** SUPPLIED DATA **

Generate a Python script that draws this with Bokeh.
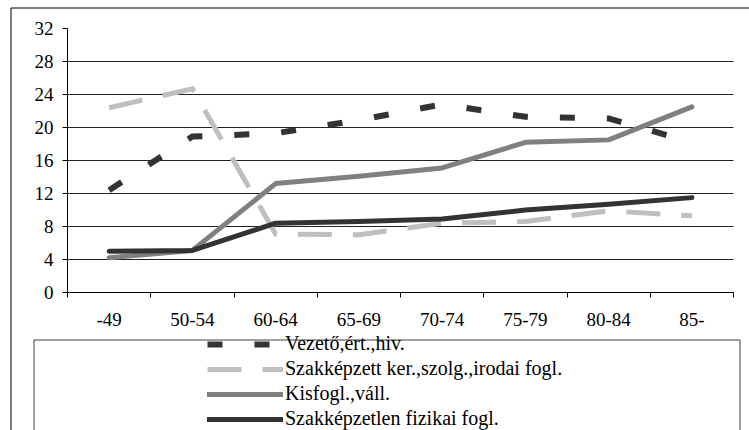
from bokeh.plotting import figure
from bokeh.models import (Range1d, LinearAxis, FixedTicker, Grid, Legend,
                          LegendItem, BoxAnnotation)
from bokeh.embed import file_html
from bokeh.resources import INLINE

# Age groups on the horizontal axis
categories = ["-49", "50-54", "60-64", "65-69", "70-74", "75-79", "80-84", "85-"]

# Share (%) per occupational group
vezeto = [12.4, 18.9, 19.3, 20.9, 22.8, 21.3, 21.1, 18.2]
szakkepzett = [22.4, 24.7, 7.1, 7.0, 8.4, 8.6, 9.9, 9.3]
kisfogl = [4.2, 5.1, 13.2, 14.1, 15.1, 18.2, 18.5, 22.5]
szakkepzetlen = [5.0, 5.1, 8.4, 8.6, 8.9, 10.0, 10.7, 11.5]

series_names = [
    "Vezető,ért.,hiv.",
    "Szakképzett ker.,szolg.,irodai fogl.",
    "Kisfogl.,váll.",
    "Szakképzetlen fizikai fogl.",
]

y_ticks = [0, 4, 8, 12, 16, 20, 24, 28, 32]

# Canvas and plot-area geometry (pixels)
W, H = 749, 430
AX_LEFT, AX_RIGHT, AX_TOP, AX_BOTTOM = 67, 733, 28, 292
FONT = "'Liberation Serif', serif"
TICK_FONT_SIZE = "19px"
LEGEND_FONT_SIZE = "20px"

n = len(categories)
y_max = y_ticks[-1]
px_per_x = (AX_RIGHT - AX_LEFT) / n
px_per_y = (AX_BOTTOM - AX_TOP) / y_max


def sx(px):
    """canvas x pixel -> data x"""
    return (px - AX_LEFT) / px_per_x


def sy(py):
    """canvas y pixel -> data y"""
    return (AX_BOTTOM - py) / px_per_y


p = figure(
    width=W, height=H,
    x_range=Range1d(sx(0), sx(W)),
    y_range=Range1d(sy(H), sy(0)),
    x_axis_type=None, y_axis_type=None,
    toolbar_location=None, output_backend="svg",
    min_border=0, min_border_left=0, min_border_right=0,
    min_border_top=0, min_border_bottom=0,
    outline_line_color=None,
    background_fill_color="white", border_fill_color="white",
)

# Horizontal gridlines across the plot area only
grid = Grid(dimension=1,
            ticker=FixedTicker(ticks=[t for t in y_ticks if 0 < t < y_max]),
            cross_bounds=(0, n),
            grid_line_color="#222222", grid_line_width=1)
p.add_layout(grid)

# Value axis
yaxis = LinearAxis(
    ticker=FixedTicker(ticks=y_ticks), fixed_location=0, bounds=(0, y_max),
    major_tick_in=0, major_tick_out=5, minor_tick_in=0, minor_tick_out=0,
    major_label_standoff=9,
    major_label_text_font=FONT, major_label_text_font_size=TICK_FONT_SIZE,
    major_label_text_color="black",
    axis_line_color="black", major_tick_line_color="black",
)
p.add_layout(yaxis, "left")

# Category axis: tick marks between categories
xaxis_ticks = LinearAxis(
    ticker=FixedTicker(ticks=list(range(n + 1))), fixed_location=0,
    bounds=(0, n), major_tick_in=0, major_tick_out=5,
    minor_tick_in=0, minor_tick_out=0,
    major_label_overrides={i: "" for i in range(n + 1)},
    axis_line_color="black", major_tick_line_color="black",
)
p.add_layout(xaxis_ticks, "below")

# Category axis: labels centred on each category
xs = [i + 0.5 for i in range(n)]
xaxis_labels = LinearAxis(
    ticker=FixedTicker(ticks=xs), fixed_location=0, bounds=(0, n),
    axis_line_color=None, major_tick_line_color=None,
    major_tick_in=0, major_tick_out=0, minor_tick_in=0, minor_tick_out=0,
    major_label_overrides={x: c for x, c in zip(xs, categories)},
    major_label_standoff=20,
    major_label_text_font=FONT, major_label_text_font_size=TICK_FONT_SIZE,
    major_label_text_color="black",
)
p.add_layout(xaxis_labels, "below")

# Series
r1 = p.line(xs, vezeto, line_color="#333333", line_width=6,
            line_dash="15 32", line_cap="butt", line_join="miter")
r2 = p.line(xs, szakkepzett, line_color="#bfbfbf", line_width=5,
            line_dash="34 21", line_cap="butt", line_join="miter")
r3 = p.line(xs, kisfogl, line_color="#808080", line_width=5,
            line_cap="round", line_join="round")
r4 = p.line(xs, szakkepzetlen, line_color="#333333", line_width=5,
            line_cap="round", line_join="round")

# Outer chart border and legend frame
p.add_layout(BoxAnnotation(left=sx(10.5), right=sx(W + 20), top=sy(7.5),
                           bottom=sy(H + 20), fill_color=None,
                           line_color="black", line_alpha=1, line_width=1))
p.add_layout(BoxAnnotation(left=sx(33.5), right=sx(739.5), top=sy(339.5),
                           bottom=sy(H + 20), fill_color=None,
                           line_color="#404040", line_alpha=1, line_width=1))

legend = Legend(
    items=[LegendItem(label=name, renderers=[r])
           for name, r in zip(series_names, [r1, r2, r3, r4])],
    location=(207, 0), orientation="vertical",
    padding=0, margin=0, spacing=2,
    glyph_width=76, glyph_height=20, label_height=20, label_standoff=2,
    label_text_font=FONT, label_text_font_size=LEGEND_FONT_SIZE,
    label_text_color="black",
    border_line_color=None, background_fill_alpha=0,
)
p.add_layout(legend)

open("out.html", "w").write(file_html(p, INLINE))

** OBJECTIVE **
Skip the pictures and restate exactly the lines from the beginning of the listing to the line with "from bokeh.resources import INLINE", that line included.

** RESULT **
Generate a Python script that draws this with Bokeh.
from bokeh.plotting import figure
from bokeh.models import (Range1d, LinearAxis, FixedTicker, Grid, Legend,
                          LegendItem, BoxAnnotation)
from bokeh.embed import file_html
from bokeh.resources import INLINE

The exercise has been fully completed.